In Schoon v. Smith, 2008 WL 375826 (Del. Feb. 12, 2008), the Delaware Supreme Court “decline[d] to enlarge” the standing requirement for plaintiffs in stockholder derivative actions, holding that non-stockholding directors lack standing to bring a derivative suit. Although the court expressly reserved the power to grant “equitable standing” — standing that has not been formally granted by statute, but can be granted at the discretion of the court — it refused to make such a grant to non-stockholding directors. Finding that there was no “failure of justice” sufficient to warrant an expansion of the equitable standing doctrine, the court concluded that the rights of the stockholders could best be protected by the stockholders themselves and not a non-stockholding board member. This decision from Delaware’s highest court confirms that Delaware courts are unlikely to expand derivative standing to those who lack a personal financial stake in the corporation.
The case involved the Troy Company, a privately held Delaware corporation. Under Troy’s corporate charter, holders of Series A shares were entitled to elect four of the five Troy directors. Daryl Smith held a majority of Series A stock and appointed himself and three others to the board of directors. Plaintiff Richard Schoon was the only director not elected to the board at Smith’s discretion.

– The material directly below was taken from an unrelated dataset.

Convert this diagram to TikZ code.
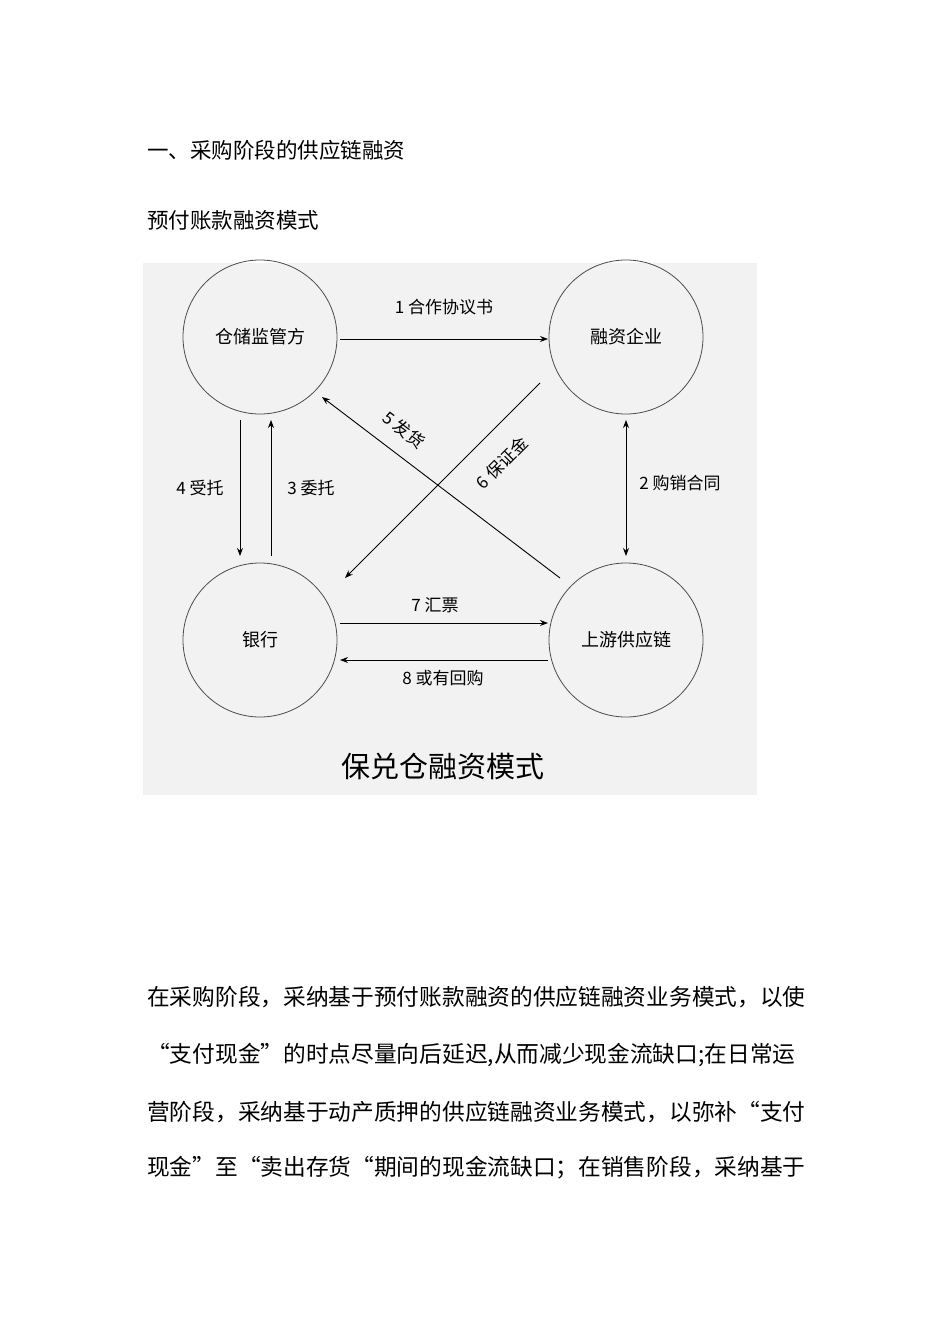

Although he was a member of Troy’s board of directors, he owned no shares of Troy stock. Schoon eventually came to believe that the three board members appointed by Smith were “beholden” to Smith, and that these directors took action to “entrench” Smith in power while “thwart[ing] potential value maximizing transactions for the benefit of Troy and its stockholders.” Schoon filed a derivative action on behalf of Troy alleging that this conduct by his fellow directors constituted a breach of their fiduciary duties. Because Schoon was not a stockholder, he argued that the court should grant him equitable standing to pursue the derivative remedy in order to “promote the core Delaware public policy of protecting against misconduct by faithless fiduciaries.”

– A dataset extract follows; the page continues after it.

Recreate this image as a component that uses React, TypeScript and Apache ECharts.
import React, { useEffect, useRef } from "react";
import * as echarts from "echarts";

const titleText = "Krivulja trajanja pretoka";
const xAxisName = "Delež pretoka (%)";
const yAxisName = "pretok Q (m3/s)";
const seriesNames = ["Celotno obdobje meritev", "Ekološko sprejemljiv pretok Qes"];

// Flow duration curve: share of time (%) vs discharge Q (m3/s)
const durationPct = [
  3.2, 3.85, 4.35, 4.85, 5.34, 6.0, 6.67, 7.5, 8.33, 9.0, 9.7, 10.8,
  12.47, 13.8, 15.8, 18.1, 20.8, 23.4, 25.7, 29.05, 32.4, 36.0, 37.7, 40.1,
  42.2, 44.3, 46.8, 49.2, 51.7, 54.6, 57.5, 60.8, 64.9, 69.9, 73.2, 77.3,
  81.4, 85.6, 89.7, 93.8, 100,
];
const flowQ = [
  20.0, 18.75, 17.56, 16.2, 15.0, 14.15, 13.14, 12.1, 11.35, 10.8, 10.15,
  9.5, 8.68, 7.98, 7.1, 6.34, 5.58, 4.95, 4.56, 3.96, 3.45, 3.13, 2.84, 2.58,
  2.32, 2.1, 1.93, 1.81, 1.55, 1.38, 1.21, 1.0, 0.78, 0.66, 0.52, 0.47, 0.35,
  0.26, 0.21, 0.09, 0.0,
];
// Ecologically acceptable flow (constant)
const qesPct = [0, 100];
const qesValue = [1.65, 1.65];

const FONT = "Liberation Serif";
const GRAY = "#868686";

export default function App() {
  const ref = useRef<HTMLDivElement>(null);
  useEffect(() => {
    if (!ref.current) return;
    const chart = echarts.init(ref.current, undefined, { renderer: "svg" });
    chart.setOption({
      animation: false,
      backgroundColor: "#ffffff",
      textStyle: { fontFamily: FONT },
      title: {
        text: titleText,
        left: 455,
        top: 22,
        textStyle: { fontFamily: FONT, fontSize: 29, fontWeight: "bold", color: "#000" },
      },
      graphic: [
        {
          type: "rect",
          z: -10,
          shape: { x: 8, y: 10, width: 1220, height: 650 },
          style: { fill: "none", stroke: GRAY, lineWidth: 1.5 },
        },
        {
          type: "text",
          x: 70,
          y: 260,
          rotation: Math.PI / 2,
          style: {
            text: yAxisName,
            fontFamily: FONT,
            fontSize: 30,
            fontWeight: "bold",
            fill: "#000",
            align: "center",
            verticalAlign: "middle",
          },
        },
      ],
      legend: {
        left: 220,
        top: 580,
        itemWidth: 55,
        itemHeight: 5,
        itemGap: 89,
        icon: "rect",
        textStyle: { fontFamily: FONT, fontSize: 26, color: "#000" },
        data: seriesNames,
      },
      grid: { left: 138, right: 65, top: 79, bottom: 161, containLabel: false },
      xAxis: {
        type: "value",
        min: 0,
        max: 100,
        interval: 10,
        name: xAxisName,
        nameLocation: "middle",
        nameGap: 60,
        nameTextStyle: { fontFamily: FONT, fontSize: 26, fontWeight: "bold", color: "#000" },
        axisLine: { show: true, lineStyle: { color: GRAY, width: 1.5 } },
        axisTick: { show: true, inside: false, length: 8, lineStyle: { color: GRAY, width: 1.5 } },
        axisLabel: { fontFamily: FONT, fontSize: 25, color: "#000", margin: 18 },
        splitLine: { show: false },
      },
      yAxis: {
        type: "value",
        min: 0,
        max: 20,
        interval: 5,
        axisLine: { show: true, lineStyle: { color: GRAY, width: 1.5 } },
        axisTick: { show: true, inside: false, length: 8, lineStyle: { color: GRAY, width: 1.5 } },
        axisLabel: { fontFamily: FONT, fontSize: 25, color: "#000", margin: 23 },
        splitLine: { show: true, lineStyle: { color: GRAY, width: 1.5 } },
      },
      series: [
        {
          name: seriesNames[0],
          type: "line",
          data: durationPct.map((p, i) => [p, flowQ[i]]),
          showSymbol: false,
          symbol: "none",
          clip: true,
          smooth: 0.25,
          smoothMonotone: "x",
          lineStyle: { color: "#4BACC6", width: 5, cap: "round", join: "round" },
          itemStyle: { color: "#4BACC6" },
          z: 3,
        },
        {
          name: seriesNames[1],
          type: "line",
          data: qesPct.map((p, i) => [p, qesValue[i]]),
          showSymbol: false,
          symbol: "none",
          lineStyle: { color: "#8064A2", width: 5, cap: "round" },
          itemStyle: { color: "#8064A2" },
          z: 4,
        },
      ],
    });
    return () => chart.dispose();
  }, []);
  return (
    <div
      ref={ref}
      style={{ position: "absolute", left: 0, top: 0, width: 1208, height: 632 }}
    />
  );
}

The court declined this invitation. While the court expressly reserved the right to create equitable standing for non-stockholders based on exigent circumstances — as the court had done a year earlier in North American Catholic Educational Programming Foundation, Inc. v. Gheewalla, 930 A.2d 92 (Del. 2007), granting creditors equitable standing to bring derivative actions against directors of insolvent corporations — the court refused to craft such standing for non-stockholding board members. Instead, the court held that equitable standing could only be expanded in the face of significant “exigency.” A court must be convinced that, in not granting a plaintiff standing, there would be a “failure of justice on behalf of the corporation” where “stockholders would be without any immediate and certain remedy.”
Based upon the facts before it, the court found it unlikely that a “failure of justice” would occur if Schoon were prevented from bringing suit. Observing that a stockholder “aligned with” Schoon already was litigating against Troy in other matters, the court concluded that “a stockholder derivative action would fully and adequately redress any injuries” to the company that were suffered due to a breach of fiduciary duties by the board. Schoon’s suit presented “no new exigencies” that would require an extension of equitable standing to non-stockholding directors.
The decision in Schoon suggests that Delaware courts are unlikely to expand standing to those who lack a direct financial interest in a corporation. Although the same court had granted standing to non-stockholding creditors in Gheewalla, the court took pains to distinguish it from Schoon, observing that the lesson of Gheewalla was merely that courts could “substitute creditors for shareholders” who “no longer have a financial interest” in an insolvent corporation. While the court observed that a handful of jurisdictions and the American Law Institute had expanded standing to encompass non-shareholding board members, it expressed little enthusiasm for adopting such a standard in the future. Though not entirely foreclosing on the possibility of expanding equitable standing to encompass non-shareholding board members in the future, the court did little to suggest such an expansion will be forthcoming. “Given the absence of statutory authority” for such an expansion, and given the absence of evidence that such standing would be necessary to “prevent a complete failure of justice,” the court concluded that a stockholder derivative action, and not a non-stockholder board member action, was the better way to redress any injury resulting from a breach of fiduciary duty by a corporate board.